[Charts and diagrams as code]

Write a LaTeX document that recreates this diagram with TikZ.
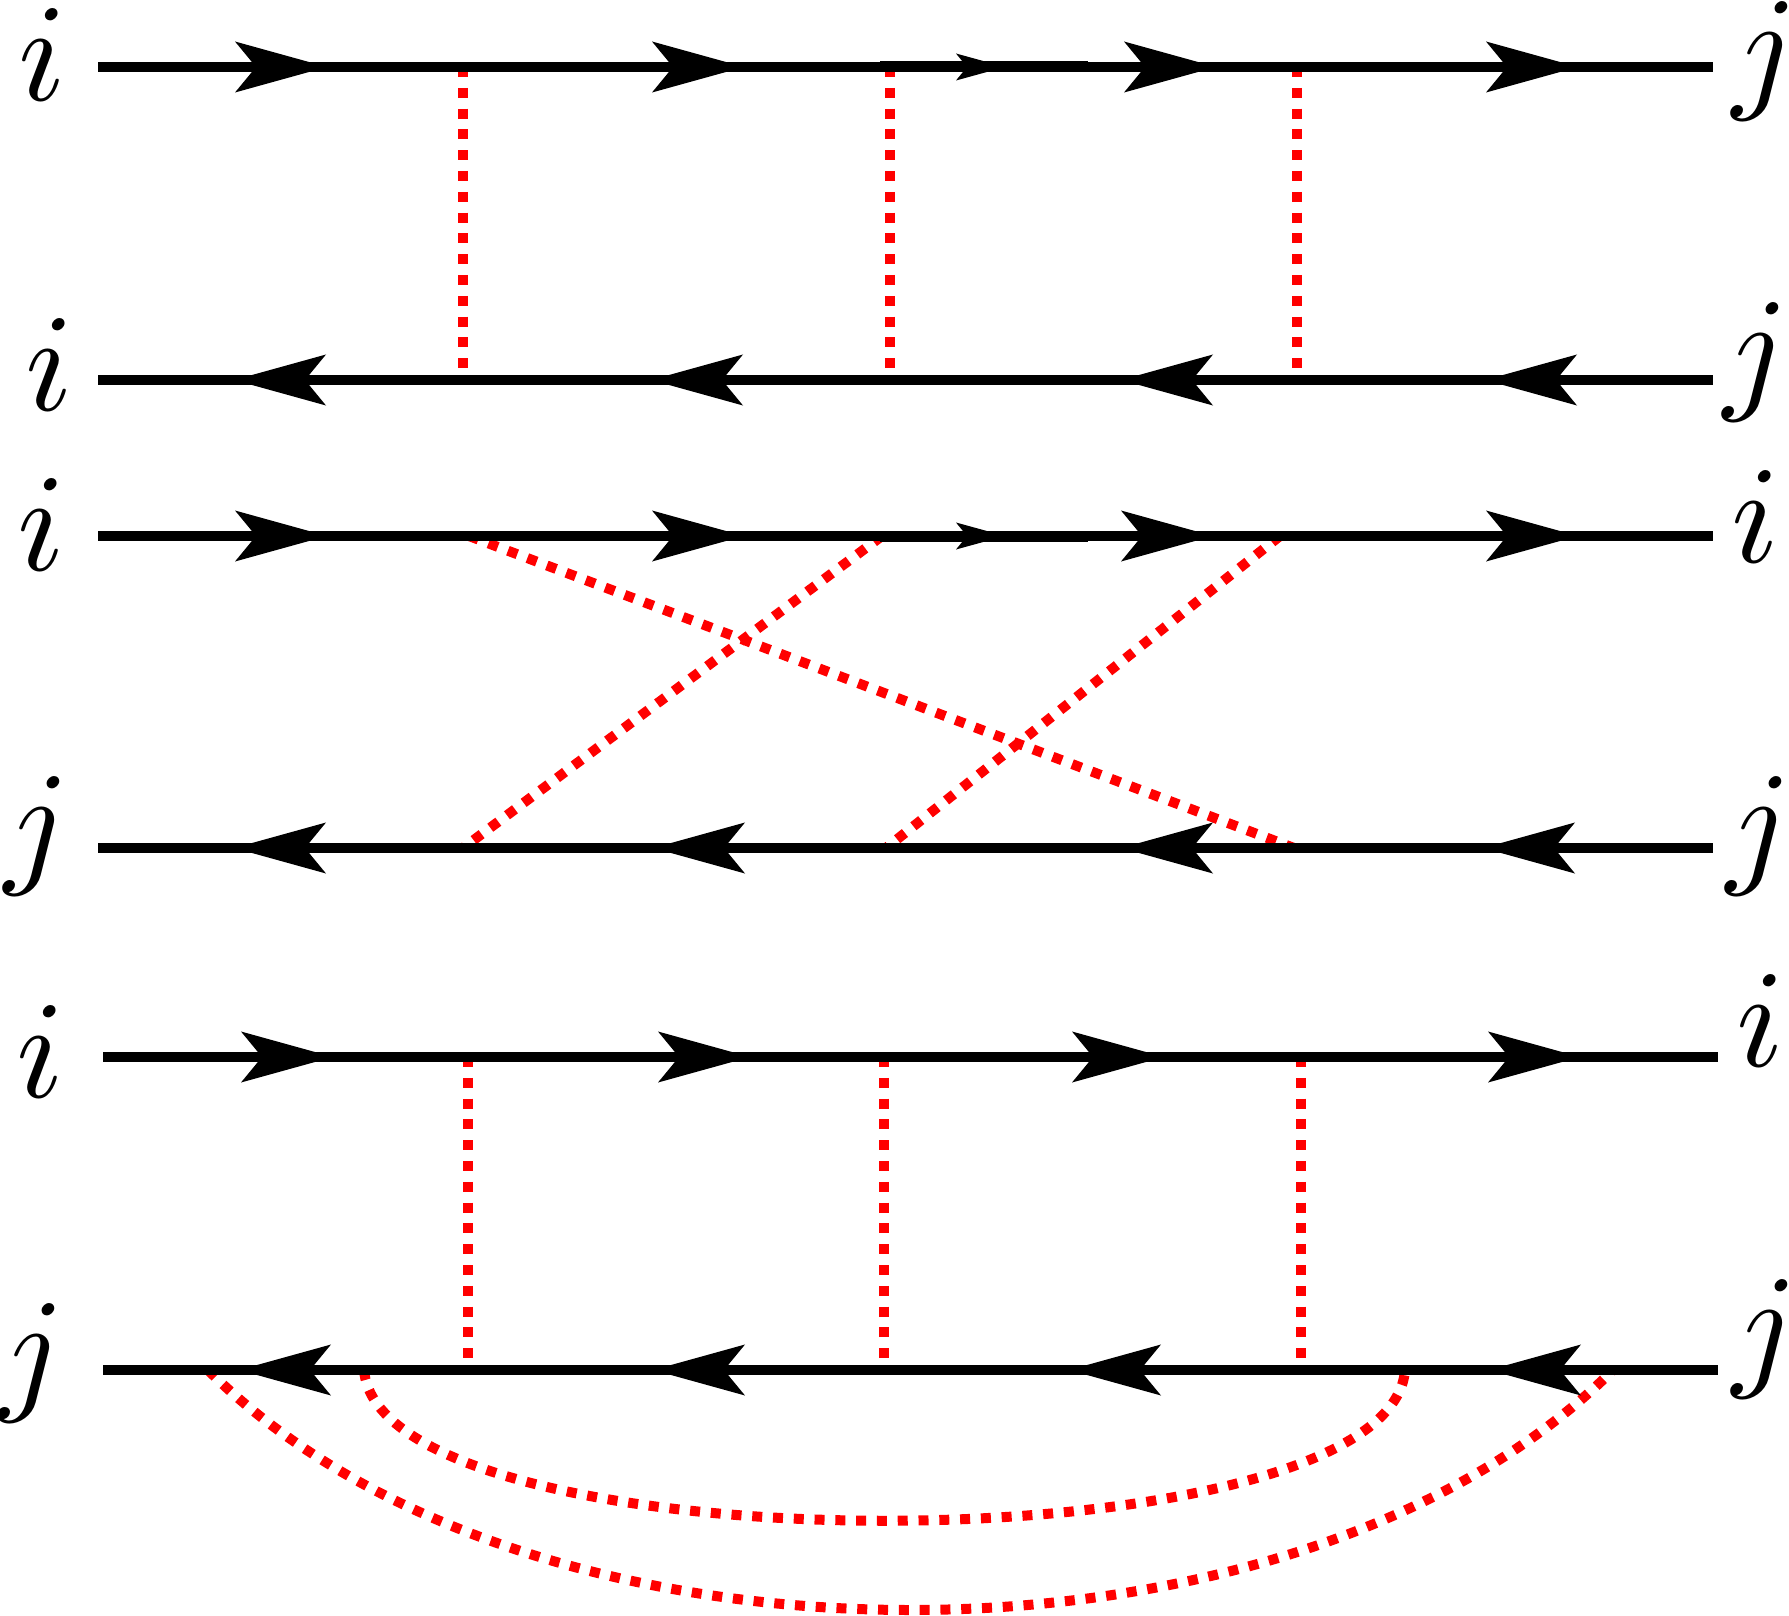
\documentclass[tikz,border=0pt]{standalone}
\begin{document}
\begin{tikzpicture}[x=0.25pt,y=-0.25pt,
  fline/.style={line width=2.375pt},
  thick seg/.style={line width=2.75pt},
  gline/.style={red,line width=2.5pt,dash pattern=on 2.5pt off 2.7pt},
  lab/.style={inner sep=0pt,scale=3.48},
  arrR/.pic={\fill (0,0) -- (-92,-25.5) -- (-71,0) -- (-92,25.5) -- cycle;},
  arrL/.pic={\fill (0,0) -- (92,-25.5) -- (71,0) -- (92,25.5) -- cycle;},
  sarrR/.pic={\fill (0,0) -- (-49,-13.5) -- (-38,0) -- (-49,13.5) -- cycle;}]
\useasboundingbox (0,0) rectangle (1789,1616);

% labels
\node[lab] (l1) at (42,55) {$i$};
\node[lab] (r1) at (1765,61) {$j$};
\node[lab] (l2) at (49,365) {$i$};
\node[lab] (r2) at (1756,362) {$j$};
\node[lab] (l3) at (41,525) {$i$};
\node[lab] (r3) at (1755,517) {$i$};
\node[lab] (l4) at (37,836) {$j$};
\node[lab] (r4) at (1759,836) {$j$};
\node[lab] (l5) at (40,1052) {$i$};
\node[lab] (r5) at (1760,1021) {$i$};
\node[lab] (l6) at (32,1363) {$j$};
\node[lab] (r6) at (1765,1339) {$j$};

% line ends
\coordinate (a1) at (98,67);   \coordinate (b1) at (1713,67);
\coordinate (a2) at (98,380);  \coordinate (b2) at (1713,380);
\coordinate (a3) at (98,536);  \coordinate (b3) at (1713,536);
\coordinate (a4) at (98,848);  \coordinate (b4) at (1713,848);
\coordinate (a5) at (103,1057); \coordinate (b5) at (1718,1057);
\coordinate (a6) at (103,1370); \coordinate (b6) at (1718,1370);

% vertices
\coordinate (u1) at (463,67);  \coordinate (u2) at (890,67);  \coordinate (u3) at (1297,67);
\coordinate (d1) at (463,380); \coordinate (d2) at (890,380); \coordinate (d3) at (1297,380);
\coordinate (p1) at (469,536); \coordinate (p2) at (882,536); \coordinate (p3) at (1280,536);
\coordinate (q1) at (463,848); \coordinate (q2) at (886,848); \coordinate (q3) at (1294,848);
\coordinate (s1) at (468,1057); \coordinate (s2) at (884,1057); \coordinate (s3) at (1301,1057);
\coordinate (t1) at (468,1370); \coordinate (t2) at (884,1370); \coordinate (t3) at (1301,1370);
\coordinate (o1) at (208,1370); \coordinate (o2) at (1613,1370);
\coordinate (n1) at (364,1370); \coordinate (n2) at (1405,1370);

% red dotted interactions
\draw[gline] (u1) -- (d1);
\draw[gline] (u2) -- (d2);
\draw[gline] (u3) -- (d3);
\draw[gline] (p1) -- (q3);
\draw[gline] (p2) -- (q1);
\draw[gline] (p3) -- (q2);
\draw[gline] (s1) -- (t1);
\draw[gline] (s2) -- (t2);
\draw[gline] (s3) -- (t3);
\draw[gline] (o1) .. controls (528,1690) and (1293,1690) .. (o2);
\draw[gline] (n1) .. controls (380,1571) and (1390,1571) .. (n2);

% fermion lines
\draw[fline] (a1) -- (b1);
\draw[fline] (a2) -- (b2);
\draw[fline] (a3) -- (b3);
\draw[fline] (a4) -- (b4);
\draw[fline] (a5) -- (b5);
\draw[fline] (a6) -- (b6);
\coordinate (m1a) at (880,67);  \coordinate (m1b) at (1088,67);
\coordinate (m3a) at (880,536); \coordinate (m3b) at (1088,536);
\draw[thick seg] (m1a) -- (m1b);
\draw[thick seg] (m3a) -- (m3b);

% arrowheads
\foreach \x in {327,744,1216,1578} \pic at (\x,67) {arrR};
\pic at (1005,67) {sarrR};
\foreach \x in {234,651,1121,1485} \pic at (\x,380) {arrL};
\foreach \x in {327,744,1213,1578} \pic at (\x,536) {arrR};
\pic at (1005,536) {sarrR};
\foreach \x in {234,653,1121,1483} \pic at (\x,848) {arrL};
\foreach \x in {333,750,1164,1580} \pic at (\x,1057) {arrR};
\foreach \x in {239,653,1069,1489} \pic at (\x,1370) {arrL};
\end{tikzpicture}
\end{document}
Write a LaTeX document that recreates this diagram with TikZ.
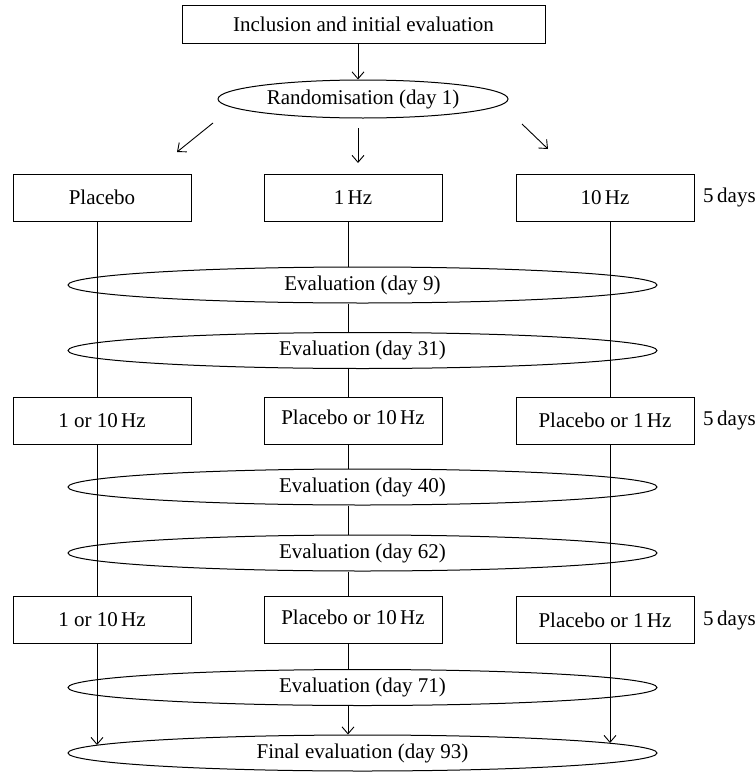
\documentclass[tikz,border=0pt]{standalone}
\usepackage{fontspec}
\setmainfont{Liberation Serif}
\usetikzlibrary{shapes.geometric,arrows.meta}
\begin{document}
\begin{tikzpicture}[x=1pt,y=-1pt,
  every node/.style={font=\fontsize{21}{24}\selectfont, inner sep=0pt},
  armbox/.style={draw, line width=1pt, minimum width=178pt, minimum height=47pt},
  evalell/.style={draw, ellipse, line width=1pt, minimum width=589pt, minimum height=36pt},
  ln/.style={line width=0.9pt},
  arr/.style={line width=0.9pt, -{Straight Barb[length=7pt,width=12pt,line width=0.9pt]}},
  daylabel/.style={anchor=west}]
\useasboundingbox (0,0) rectangle (755,779);
% columns
\coordinate (L) at (97,0);
\coordinate (C) at (348,0);
\coordinate (R) at (610,0);
\coordinate (T) at (358,0);
% top
\node[draw, line width=1pt, minimum width=363pt, minimum height=38pt] (incl) at (363.5,24) {Inclusion and initial evaluation};
\node[draw, ellipse, line width=1pt, minimum width=290pt, minimum height=38pt] (rand) at (363,99) {Randomisation (day 1)};
% row 1
\node[armbox] (p1) at (102,197.5) {Placebo};
\node[armbox] (c1) at (353,197.5) {1\,Hz};
\node[armbox] (r1) at (605,197.5) {10\,Hz};
\node[daylabel] (d1) at (703,197.5) {5\,days};
\node[evalell] (e9) at (362.5,285) {Evaluation (day 9)};
\node[evalell] (e31) at (362.5,350.5) {Evaluation (day 31)};
% row 2
\node[armbox] (p2) at (102,420.5) {1 or 10\,Hz};
\node[armbox] (c2) at (353,420.5) {\raisebox{7pt}{Placebo or 10\,Hz}};
\node[armbox] (r2) at (605,420.5) {Placebo or 1\,Hz};
\node[daylabel] (d2) at (703,420.5) {5\,days};
\node[evalell] (e40) at (362.5,487) {Evaluation (day 40)};
\node[evalell] (e62) at (362.5,553) {Evaluation (day 62)};
% row 3
\node[armbox] (p3) at (102,620) {1 or 10\,Hz};
\node[armbox] (c3) at (353,620) {\raisebox{6pt}{Placebo or 10\,Hz}};
\node[armbox] (r3) at (605,620) {Placebo or 1\,Hz};
\node[daylabel] (d3) at (703,620) {5\,days};
\node[evalell] (e71) at (362.5,687.5) {Evaluation (day 71)};
\node[evalell] (fin) at (362.5,753) {Final evaluation (day 93)};
% arrows at top
\draw[arr] (incl.south -| T) -- (rand.north -| T);
\coordinate (a1s) at (213,123); \coordinate (a1e) at (177,152);
\coordinate (a2s) at (358,128); \coordinate (a2e) at (358,163);
\coordinate (a3s) at (522,124); \coordinate (a3e) at (548,149);
\draw[arr] (a1s) -- (a1e);
\draw[arr] (a2s) -- (a2e);
\draw[arr] (a3s) -- (a3e);
% side lines
\draw[ln] (p1.south -| L) -- (p2.north -| L);
\draw[ln] (p2.south -| L) -- (p3.north -| L);
\draw[ln] (r1.south -| R) -- (r2.north -| R);
\draw[ln] (r2.south -| R) -- (r3.north -| R);
\coordinate (fL) at (97,745);
\coordinate (fR) at (610,743);
\draw[arr] (p3.south -| L) -- (fL);
\draw[arr] (r3.south -| R) -- (fR);
% centre lines
\draw[ln] (c1.south -| C) -- (e9.north -| C);
\draw[ln] (e9.south -| C) -- (e31.north -| C);
\draw[ln] (e31.south -| C) -- (c2.north -| C);
\draw[ln] (c2.south -| C) -- (e40.north -| C);
\draw[ln] (e40.south -| C) -- (e62.north -| C);
\draw[ln] (e62.south -| C) -- (c3.north -| C);
\draw[ln] (c3.south -| C) -- (e71.north -| C);
\draw[arr] (e71.south -| C) -- (fin.north -| C);
\end{tikzpicture}
\end{document}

INSTRUCTIONS FOR THE TASK: Reproduce the material above exactly, first line through the line that contains "(0,0) rectangle (1789,1616);", minus the pictures.

FULL RESPONSE:
Write a LaTeX document that recreates this diagram with TikZ.
\documentclass[tikz,border=0pt]{standalone}
\begin{document}
\begin{tikzpicture}[x=0.25pt,y=-0.25pt,
  fline/.style={line width=2.375pt},
  thick seg/.style={line width=2.75pt},
  gline/.style={red,line width=2.5pt,dash pattern=on 2.5pt off 2.7pt},
  lab/.style={inner sep=0pt,scale=3.48},
  arrR/.pic={\fill (0,0) -- (-92,-25.5) -- (-71,0) -- (-92,25.5) -- cycle;},
  arrL/.pic={\fill (0,0) -- (92,-25.5) -- (71,0) -- (92,25.5) -- cycle;},
  sarrR/.pic={\fill (0,0) -- (-49,-13.5) -- (-38,0) -- (-49,13.5) -- cycle;}]
\useasboundingbox (0,0) rectangle (1789,1616);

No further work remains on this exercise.